Frankie jotted down names of a few locals who could use low-key friendship coaching disguised as fashion tips.

Rae. Obvious choice. Maybe the school counselor had a short list of other lovable outcasts with underdeveloped social skills who could join her.

George. He’d sweated through his flannel just trying to ask if she liked muffins during their three-block commute. A prime candidate.

Poppy. The waitress knew everyone’s business and spread it with a smile. Inviting her wasn’t charity. Having the town’s gossip queen on her side felt like smart strategy. And anyone forced to wear a cherry-red uniform and sensible shoes deserved an invite on principle.

Harriet the Spy. Wore camo and sat in trees. A clear cry for help.

Marcus. She rolled her eyes and scribbled in the margin: HARD PASS. Underlined. Twice.

She looked at her list, at the title, at her barely touched whiskey. This was either the dumbest idea she’d ever had or the one most likely to land her a crown in the Town Gossip Olympics.

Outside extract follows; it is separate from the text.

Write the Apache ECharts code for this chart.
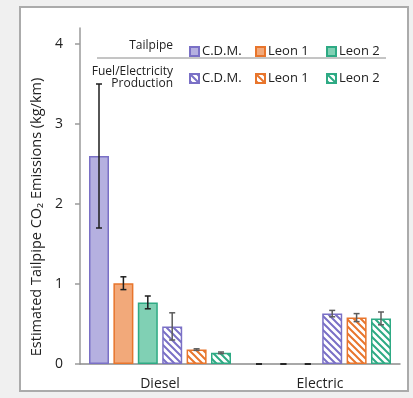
<!DOCTYPE html>
<html>
<head>
<meta charset="utf-8">
<script src="https://cdn.jsdelivr.net/npm/echarts@6/dist/echarts.min.js"></script>
<style>
  html, body { margin: 0; padding: 0; background: #f0f0f0; }
  .frame {
    position: absolute; left: 19px; top: 6px; width: 386px; height: 382px;
    background: #fff; border: 2px solid #ababab;
  }
  #chart { position: absolute; left: 0; top: 0; width: 413px; height: 398px; }
</style>
</head>
<body>
<div class="frame"></div>
<div id="chart"></div>
<script>
// data
const categories = ['Diesel', 'Electric'];
const tailpipeNames = ['C.D.M.', 'Leon 1', 'Leon 2'];
const tailpipeValues = [
  [2.6, 0],
  [1.01, 0],
  [0.77, 0],
];
const tailpipeErrors = [
  [0.9, 0],
  [0.08, 0],
  [0.08, 0],
];
const productionValues = [
  [0.47, 0.63],
  [0.18, 0.58],
  [0.14, 0.57],
];
const productionErrors = [
  [0.17, 0.04],
  [0.01, 0.05],
  [0.01, 0.08],
];
const yTicks = [0, 1, 2, 3, 4];

const fills = ['#b5b0e0', '#f2a97a', '#80d0b4'];
const strokes = ['#7a70c6', '#e8752c', '#2eaa84'];

const BAR_GAP = 0.22;
const CAT_GAP = 0.1125;

const makeHatch = (color) => {
  const c = document.createElement('canvas');
  c.width = 7;
  c.height = 7;
  const ctx = c.getContext('2d');
  ctx.fillStyle = '#fff';
  ctx.fillRect(0, 0, 7, 7);
  ctx.strokeStyle = color;
  ctx.lineWidth = 2;
  ctx.beginPath();
  ctx.moveTo(-1, -1); ctx.lineTo(8, 8);
  ctx.moveTo(-1, 6); ctx.lineTo(1, 8);
  ctx.moveTo(6, -1); ctx.lineTo(8, 1);
  ctx.stroke();
  return { image: c, repeat: 'repeat' };
};

const series = [];
tailpipeNames.forEach((name, i) => {
  series.push({
    name,
    type: 'bar',
    barGap: (BAR_GAP * 100) + '%',
    barCategoryGap: (CAT_GAP * 100) + '%',
    data: tailpipeValues[i].map((v) => ({
      value: v,
      itemStyle: v === 0 ? { borderWidth: 0 } : undefined,
    })),
    itemStyle: { color: fills[i], borderColor: strokes[i], borderWidth: 1.5 },
  });
});
tailpipeNames.forEach((name, i) => {
  series.push({
    name: name + ' fuel',
    type: 'bar',
    data: productionValues[i],
    itemStyle: { color: makeHatch(strokes[i]), borderColor: strokes[i], borderWidth: 1.5 },
  });
});

// error bars: [category index, value, error, bar slot]
const errData = [];
tailpipeNames.forEach((_, i) => {
  categories.forEach((_, c) => {
    errData.push([c, tailpipeValues[i][c], tailpipeErrors[i][c], i]);
    errData.push([c, productionValues[i][c], productionErrors[i][c], i + 3]);
  });
});

series.push({
  type: 'custom',
  z: 5,
  data: errData,
  encode: { x: 0, y: 1 },
  renderItem: (params, api) => {
    const cat = api.value(0);
    const v = api.value(1);
    const e = api.value(2);
    const slot = api.value(3);
    const band = api.size([1, 0])[0];
    const used = band * (1 - CAT_GAP);
    const w = used / (6 + 5 * BAR_GAP);
    const center = api.coord([cat, v])[0];
    const x = center - used / 2 + slot * w * (1 + BAR_GAP) + w / 2;
    const top = api.coord([cat, v + e])[1];
    const bot = api.coord([cat, v - e])[1];
    const color = slot < 3 ? '#1e1e1e' : '#5c5c5c';
    const style = { stroke: color, lineWidth: 1.5 };
    return {
      type: 'group',
      children: [
        { type: 'line', shape: { x1: x, y1: top, x2: x, y2: bot }, style },
        { type: 'line', shape: { x1: x - 3, y1: top, x2: x + 3, y2: top }, style },
        { type: 'line', shape: { x1: x - 3, y1: bot, x2: x + 3, y2: bot }, style },
      ],
    };
  },
});

const chart = echarts.init(document.getElementById('chart'));
const font = '"Open Sans", sans-serif';

// one legend per entry so the columns line up like the original
const legendCols = [184, 250, 321];
const legends = [];
tailpipeNames.forEach((name, i) => {
  [[name, 40], [name + ' fuel', 67]].forEach(([key, top]) => {
    legends.push({
      data: [key],
      left: legendCols[i],
      top,
      icon: 'rect',
      itemWidth: 9,
      itemHeight: 9,
      itemGap: 0,
      selectedMode: false,
      formatter: (n) => n.replace(' fuel', ''),
      textStyle: { fontFamily: font, fontSize: 13, color: '#222', padding: [0, 0, 0, -2] },
    });
  });
});

chart.setOption({
  animation: false,
  textStyle: { fontFamily: font },
  grid: { left: 80, right: 13, top: 28, bottom: 34 },
  legend: legends,
  graphic: [
    {
      type: 'text', x: 173, y: 46,
      style: { text: 'Tailpipe', font: '12px ' + font, fill: '#222', align: 'right', verticalAlign: 'middle' },
    },
    { type: 'line', shape: { x1: 97, y1: 58, x2: 386, y2: 58 }, style: { stroke: '#8a8a8a', lineWidth: 1 } },
    {
      type: 'text', x: 173, y: 66,
      style: { text: 'Fuel/Electricity\nProduction', font: '12px ' + font, fill: '#222', align: 'right', verticalAlign: 'top', lineHeight: 12 },
    },
  ],
  xAxis: {
    type: 'category',
    data: categories,
    axisLine: { lineStyle: { color: '#8c8c8c', width: 1.5 } },
    axisTick: { length: 5, lineStyle: { color: '#8c8c8c', width: 1.5 } },
    axisLabel: { color: '#222', fontSize: 14, margin: 13, fontFamily: font },
  },
  yAxis: {
    type: 'value',
    min: 0,
    max: 4.2,
    interval: 1,
    name: 'Estimated Tailpipe CO₂ Emissions (kg/km)',
    nameLocation: 'middle',
    nameGap: 34,
    nameTextStyle: { color: '#222', fontSize: 14.5, fontFamily: font, padding: [0, 42, 0, 0] },
    splitLine: { show: false },
    axisLine: { show: true, lineStyle: { color: '#9a9a9a', width: 1.5 } },
    axisTick: { show: true, length: 5, customValues: yTicks, lineStyle: { color: '#9a9a9a', width: 1.5 } },
    axisLabel: { color: '#222', fontSize: 14, margin: 17, customValues: yTicks, fontFamily: font },
  },
  series,
});
</script>
</body>
</html>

Either way, she needed backup.

She grabbed her phone and tapped Ziggy’s name. As her second-in-command at Naked Runway, he was contractually obligated to answer and pretend to be thrilled about it.

He picked up on the second ring. “If this is a murder confession, I’m in. I’ll bring a shovel and snacks, but I’m not digging in Versace.”

“Ziggy,” she groaned, sinking into the loveseat. “Do you ever answer like someone whose frontal lobe has fully developed?”

The last time she’d spoken to him, it had been to say he wasn’t actually fired. She’d had a change of heart and decided he, along with every other editor at Naked Runway, could have their jobs back. Naturally, she’d made him call all the others and deliver the good news himself.

“Only for boring people,” he sniffed, with the drama of a man draped across a fainting couch. “What’s going on? You’re either drunk, desperate, or hiding a scandal.”

“All three,” she said. “I’m starting a club.”

A long pause. “A club?”

“Think friendship meets fashion rehab. With themes. And tough love. And judgment.”

“You’ve lost your mind.”

“Probably. But I’ve read a book.”

“Oh, no.”

“Oh, yes.”

“I told Ms. Birdie the air in a small town would ruin you. You were not meant to breathe air particles polluted with flannel fibers and crock-pot steam.”

“I need back issues of the magazine. Friendship features. Worst-dressed retrospectives. Express shipped. Annotated.”

Ziggy inhaled like he was preparing for a monologue. “Frankie. Darling. Sweetheart. I love you. But no.”

She frowned. “No?”

“I’m not sending anything.”

She blinked. “Why the hell not?”

“Because I’m bringing them myself. I need out. Eddy…” He sighed like the weight of a thousand fashion faux pas was on his shoulders. “It’s not good right now. He’s sending ending-soon signals, and I could use a break. Or a distraction. Preferably one with wine and Frankie-level judgment.”

Frankie’s heart squeezed. As new couples went, Ziggy and Eddy didn’t make her gag.

“Zig…”

“Don’t count us out yet, queen. Just make sure this town’s got room for one more emotionally unstable fashion editor with impulse control issues, a Sephora rewards card maxed out at Rouge status, and an affinity for blackout shopping.”

She grinned. “You can’t truly be so concerned that you’d come to Gi Gi’s Crossing voluntarily.”

“Honey, I’m more anxious than an unpaid intern who left a couture gown in the back of a taxi and then realized the receipt was in the gown.”

“In that case, bring wine. Lots of wine. This town doesn’t even have a liquor store.”

“Please, I’m bringing enough to open one. See you just as soon as I get the okay from Ms. Birdie to take some me-time.” He hung up.

Frankie set the phone down, let her head fall back, and smiled at the water-stained ceiling like it was a freshly waxed runway.

This wasn’t just control. This was the start of a comeback, front row, spotlight ready, and guaranteed to make the Miss Informed gossip column. She could already see the headline: Runaway Heiress Melts Down in Small Town, Forms Cult.